If you look at the long-term trend, in the mid-nineties productivity was tracking over a five-year average at about 3.3 per cent. That has deteriorated to a point where in mid-2000 that average had gone down to 1.1 per cent. That is simply not good enough. It is not good enough for a modern nation like Australia that aspires to high living standards and to security for its people.

The government does have a comprehensive strategy for a long-term approach to dealing with the productivity problems facing Australia. That strategy consists of, first, investing in long-term infrastructure, in economic infrastructure through the Building Australia Fund, and of course Infrastructure Australia. Examples that were announced in the budget include the Oakajee Port project in Western Australia, the Hunter Expressway in New South Wales, the regional rail project in Victoria and of course the big equity injection for the Australian Rail Track Corporation.

Second, there is the National Broadband Network, transforming our economy and our productive capacity. Once it is implemented, it will completely alter the business environment with opportunities for innovation, the creation of new applications and new business models in the Australian economy. Third, there is investment in the development of skills all the way from early childhood through to university and beyond, investment both in capital and buildings, whether for schools or universities, through the education infrastructure fund, or indeed in more university places.

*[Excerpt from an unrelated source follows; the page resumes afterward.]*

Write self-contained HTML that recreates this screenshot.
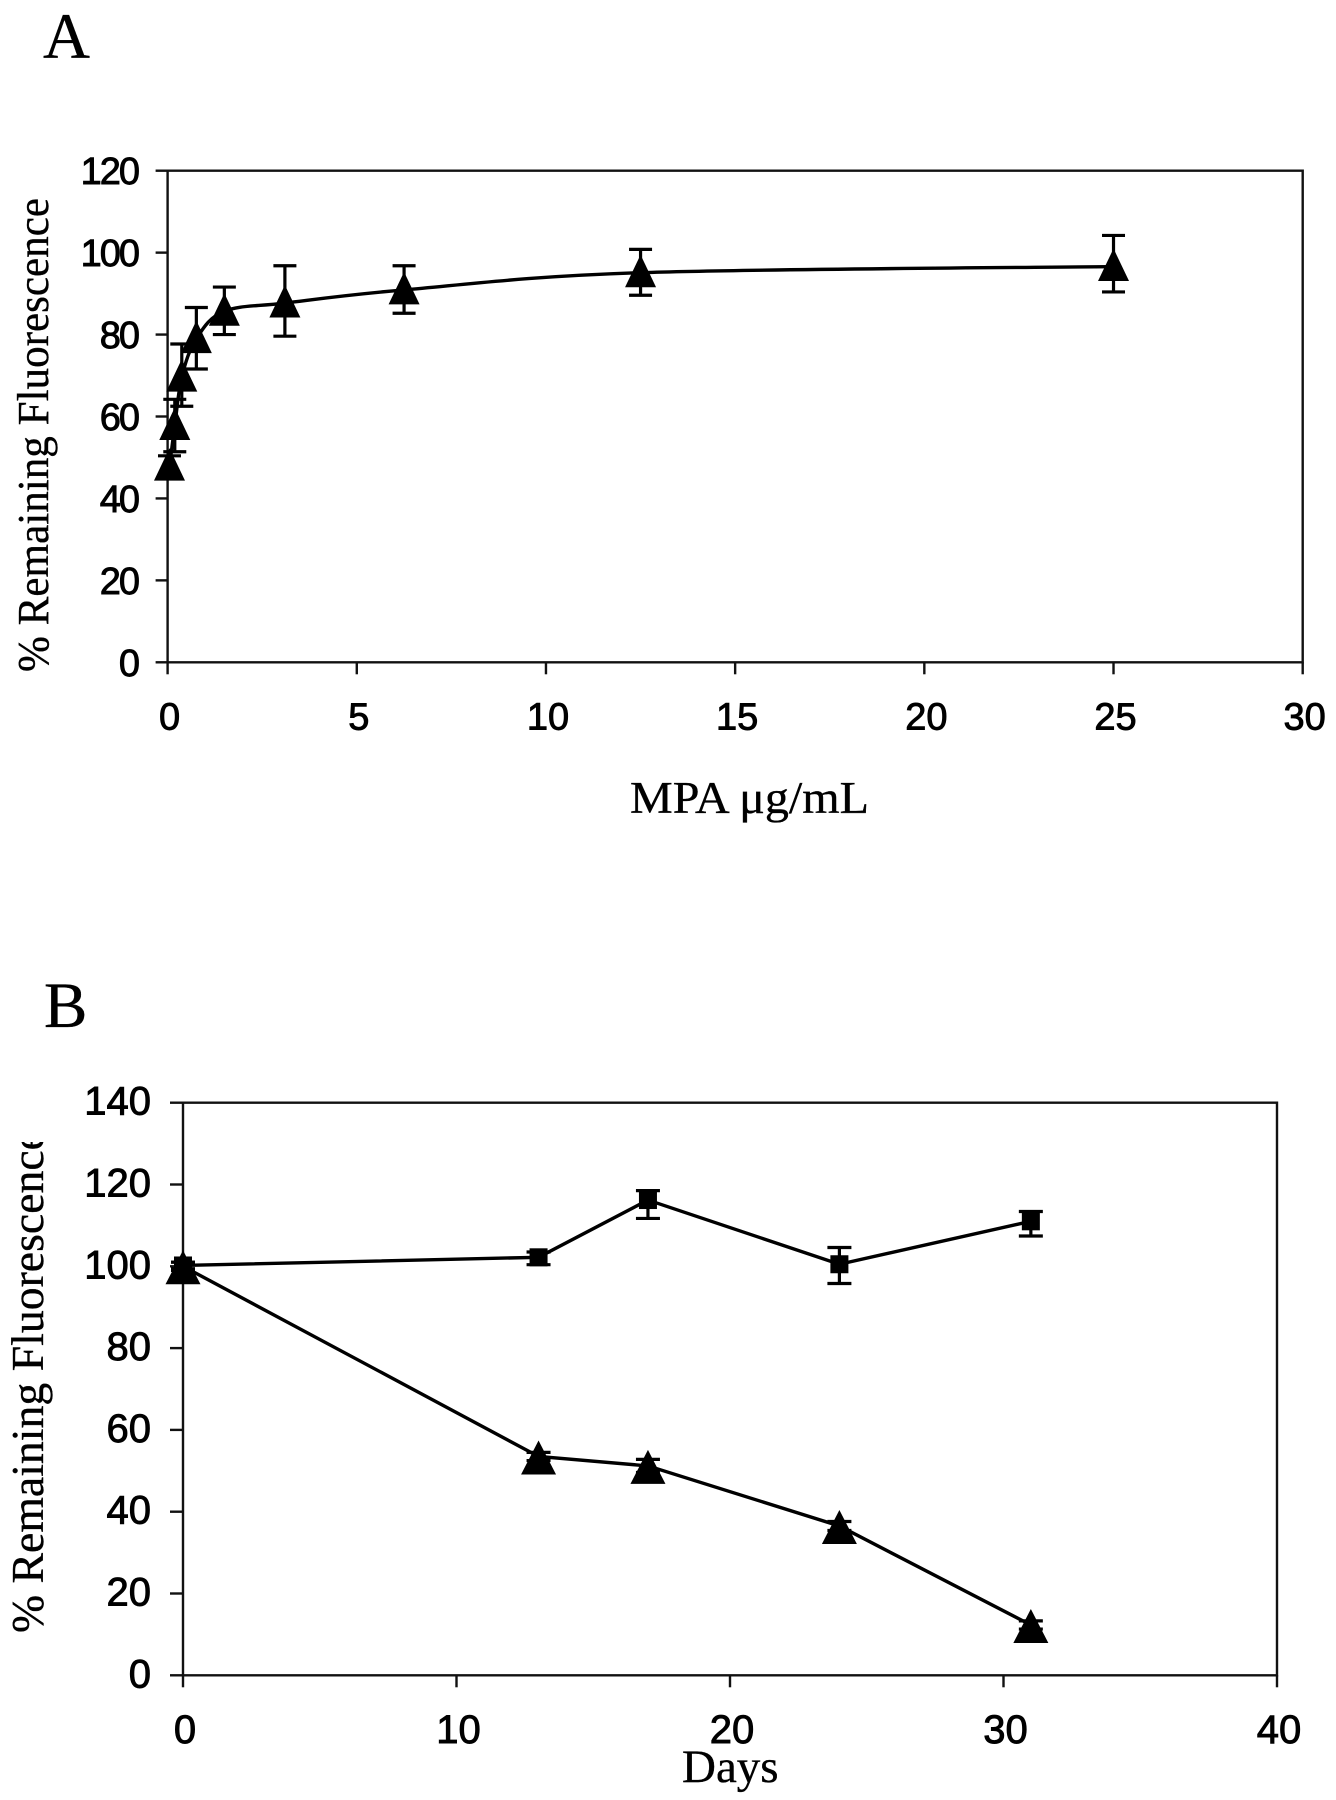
<!DOCTYPE html>
<html lang="en">
<head>
<meta charset="utf-8">
<title>Remaining fluorescence charts</title>
<style>
  html, body { margin: 0; padding: 0; background: #fff; }
  svg { display: block; }
  .tick-label { font-family: "Liberation Sans", sans-serif; fill: #000; stroke: #000; stroke-width: .9px; }
  .serif { font-family: "Liberation Serif", serif; fill: #000; stroke: #000; stroke-width: .35px; }
</style>
</head>
<body>
<svg id="fig" xmlns="http://www.w3.org/2000/svg" width="1336" height="1800" viewBox="0 0 1336 1800">
  <defs>
    <clipPath id="b-title-clip"><rect x="0" y="1142" width="70" height="520"/></clipPath>
  </defs>
  <rect x="0" y="0" width="1336" height="1800" fill="#fff"/>
  <text class="serif" x="43" y="58" font-size="65">A</text>
  <text class="serif" x="44" y="1027" font-size="65">B</text>
  <text class="serif" font-size="44" transform="translate(48,672) rotate(-90)" textLength="474" lengthAdjust="spacingAndGlyphs">% Remaining Fluorescence</text>
  <g clip-path="url(#b-title-clip)">
    <text class="serif" font-size="45.5" transform="translate(43,1633) rotate(-90)" textLength="503" lengthAdjust="spacingAndGlyphs">% Remaining Fluorescence</text>
  </g>
  <text class="serif" x="630" y="813" font-size="45" textLength="239" lengthAdjust="spacingAndGlyphs">MPA μg/mL</text>
  <text class="serif" x="682" y="1782" font-size="47">Days</text>
  <g id="panel-a"></g>
  <g id="panel-b"></g>
</svg>
<script>
// Panel A data
const aXTicks = [0, 5, 10, 15, 20, 25, 30];
const aYTicks = [0, 20, 40, 60, 80, 100, 120];
const aDose = [0.05, 0.19, 0.375, 0.76, 1.5, 3.1, 6.25, 12.5, 25];
const aFluorescence = [47.9, 57.8, 69.6, 79, 85.7, 87.7, 90.9, 95.1, 96.6];
const aUpper = [50.4, 64.2, 77.7, 86.6, 91.6, 96.8, 96.8, 100.8, 104.2];
const aLower = [45.5, 51.4, 62.5, 71.6, 80, 79.6, 85.2, 89.6, 90.4];

// Panel B data
const bXTicks = [0, 10, 20, 30, 40];
const bYTicks = [0, 20, 40, 60, 80, 100, 120, 140];
const bDays = [0, 13, 17, 24, 31];
const bControl = [100.2, 102.2, 116.2, 100.5, 111];
const bControlUpper = [101, 103.5, 118.5, 104.6, 113.4];
const bControlLower = [99.4, 100.4, 111.7, 95.8, 107.4];
const bTreated = [100, 53.5, 51.2, 36.5, 12.3];
const bTreatedUpper = [101, 54.5, 52.8, 37.6, 13.3];
const bTreatedLower = [99, 52.5, 49.6, 35.4, 11.3];

const NS = 'http://www.w3.org/2000/svg';
function make(parent, tag, attrs) {
  const node = document.createElementNS(NS, tag);
  for (const k in attrs) node.setAttribute(k, attrs[k]);
  parent.appendChild(node);
  return node;
}
function linearScale(d0, d1, r0, r1) {
  return function (v) { return r0 + (v - d0) * (r1 - r0) / (d1 - d0); };
}

function drawFrame(g, o) {
  const x = o.x, y = o.y;
  const left = x(o.xTicks[0]), right = x(o.xTicks[o.xTicks.length - 1]);
  const bottom = y(o.yTicks[0]), top = y(o.yTicks[o.yTicks.length - 1]);
  const frame = make(g, 'path', {
    d: 'M' + left + ' ' + top + 'H' + right + 'V' + bottom + 'H' + left + 'Z',
    fill: 'none', stroke: '#111', 'stroke-width': 2.4
  });
  
  

  o.yTicks.forEach(function (v) {
    const tick = make(g, 'line', { x1: left - o.tickLen, x2: left, y1: y(v), y2: y(v), stroke: '#111', 'stroke-width': 2.4 });
    
    
    const label = make(g, 'text', {
      class: 'tick-label', x: o.yLabelRight, y: y(v) + o.yLabelDy, 'font-size': o.fontSize,
      'text-anchor': 'end', 'letter-spacing': o.ySpacing
    });
    label.textContent = String(v);
    
    
  });
  o.xTicks.forEach(function (v) {
    const tick = make(g, 'line', { x1: x(v), x2: x(v), y1: bottom, y2: bottom + 12, stroke: '#111', 'stroke-width': 2.4 });
    
    
    const label = make(g, 'text', {
      class: 'tick-label', x: x(v) + 2, y: o.xLabelY, 'font-size': o.fontSize, 'text-anchor': 'middle'
    });
    label.textContent = String(v);
    
    
  });
}

function polyPath(pts) {
  return pts.map(function (p, i) { return (i ? 'L' : 'M') + p[0] + ' ' + p[1]; }).join('');
}
function smoothPath(pts) {
  let d = 'M' + pts[0][0] + ' ' + pts[0][1];
  for (let i = 0; i < pts.length - 1; i++) {
    const p0 = pts[Math.max(i - 1, 0)], p1 = pts[i], p2 = pts[i + 1], p3 = pts[Math.min(i + 2, pts.length - 1)];
    const c1x = p1[0] + (p2[0] - p0[0]) / 6, c1y = p1[1] + (p2[1] - p0[1]) / 6;
    const c2x = p2[0] - (p3[0] - p1[0]) / 6, c2y = p2[1] - (p3[1] - p1[1]) / 6;
    d += 'C' + c1x + ' ' + c1y + ' ' + c2x + ' ' + c2y + ' ' + p2[0] + ' ' + p2[1];
  }
  return d;
}

function drawSeries(g, o, s) {
  const x = o.x, y = o.y;
  const pts = s.xs.map(function (v, i) { return [x(v), y(s.ys[i])]; });
  const line = make(g, 'path', {
    d: s.smooth ? smoothPath(pts) : polyPath(pts), fill: 'none', stroke: '#000', 'stroke-width': 3.4
  });
  
  
  s.xs.forEach(function (v, i) {
    const px = x(v), hi = y(s.upper[i]), lo = y(s.lower[i]), w = s.capHalf;
    const err = make(g, 'path', {
      d: 'M' + px + ' ' + hi + 'V' + lo + 'M' + (px - w) + ' ' + hi + 'H' + (px + w) + 'M' + (px - w) + ' ' + lo + 'H' + (px + w),
      fill: 'none', stroke: '#000', 'stroke-width': 3.2
    });
    
    
    const py = y(s.ys[i]);
    let mark;
    if (s.marker === 'triangle') {
      mark = make(g, 'polygon', {
        points: px + ',' + (py - s.apex) + ' ' + (px - s.half) + ',' + (py + s.base) + ' ' + (px + s.half) + ',' + (py + s.base),
        fill: '#000'
      });
    } else {
      mark = make(g, 'rect', { x: px - s.half, y: py - s.half, width: s.half * 2, height: s.half * 2, fill: '#000' });
    }
    
    
  });
}

const panelA = {
  prefix: 'panel-a',
  x: linearScale(0, 30, 167.6, 1302.7),
  y: linearScale(0, 120, 662.3, 170.7),
  xTicks: aXTicks, yTicks: aYTicks,
  tickLen: 12, yLabelRight: 138, yLabelDy: 13.5, ySpacing: -2, xLabelY: 729.5, fontSize: 38
};
const panelB = {
  prefix: 'panel-b',
  x: linearScale(0, 40, 183, 1277),
  y: linearScale(0, 140, 1675.3, 1102.7),
  xTicks: bXTicks, yTicks: bYTicks,
  tickLen: 13, yLabelRight: 151, yLabelDy: 12, ySpacing: 0, xLabelY: 1743, fontSize: 40
};

const gA = document.getElementById('panel-a');
const gB = document.getElementById('panel-b');
drawFrame(gA, panelA);
drawFrame(gB, panelB);
drawSeries(gA, panelA, {
  name: 'mpa-response', xs: aDose, ys: aFluorescence, upper: aUpper, lower: aLower,
  smooth: true, marker: 'triangle', half: 15.5, apex: 18, base: 14.5, capHalf: 11.5
});
drawSeries(gB, panelB, {
  name: 'control', xs: bDays, ys: bControl, upper: bControlUpper, lower: bControlLower,
  smooth: false, marker: 'square', half: 9, capHalf: 12
});
drawSeries(gB, panelB, {
  name: 'treated', xs: bDays, ys: bTreated, upper: bTreatedUpper, lower: bTreatedLower,
  smooth: false, marker: 'triangle', half: 17.5, apex: 16, base: 18, capHalf: 12
});
</script>
</body>
</html>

Fourth, we have investment in renewable energy with investment in the transition that our economy has to make from a high-carbon economy to a low-carbon economy through things like the Renewables Institute and Solar Institute. Fifth, we are reforming the structure of assistance for research and development in the Australian economy, particularly the transformation of the old R&D tax concession into a R&D tax credit which will make for much greater opportunities for smaller, newer companies to access the effective assistance that that credit will provide. And sixth—and certainly by no means least—there will be regulatory reform, developing a seamless national economy for Australia so that antiquated state boundaries and state and territory regulatory regimes can be harmonised across the country and we have a single national economic framework within which business can function.

The Liberal Party display little interest in these issues. When they do display some interest their sole involvement is to snipe, to attack, to undermine. Sadly, that lack of interest has been a characteristic of their behaviour and not just recently in their opposition mode of opportunistically talking down the economy; it has also been characteristic of their role in government. Australia has endured a lost decade in productivity, a lost decade in export performance, a lost decade in investment in infrastructure, a lost decade in investment in skills and a lost decade in regulatory reform—all at the hands of the previous government. There is no interest in the hard yards that need to be done to lift Australia’s productivity performance. They inherited a strong productivity economy from the previous Labor government and they handed over to this Labor government a low-productivity economy. It turns to the Labor Party, the Rudd government, yet again to lift the productivity performance of Australia back to where it needs to be.

All week we have had this trivial, juvenile nonsense that has been dreamed up in their own conspiratorial minds—and we are hearing it again today—about issues that the vast majority of Australians do not care about. The government are getting on with the tough business of governing Australia, of lifting our productivity performance, of investing for the long-term, future prosperity of this nation. The opposition is not fit to lead Australia and, most importantly, the Leader of the Opposition is not fit to lead this nation.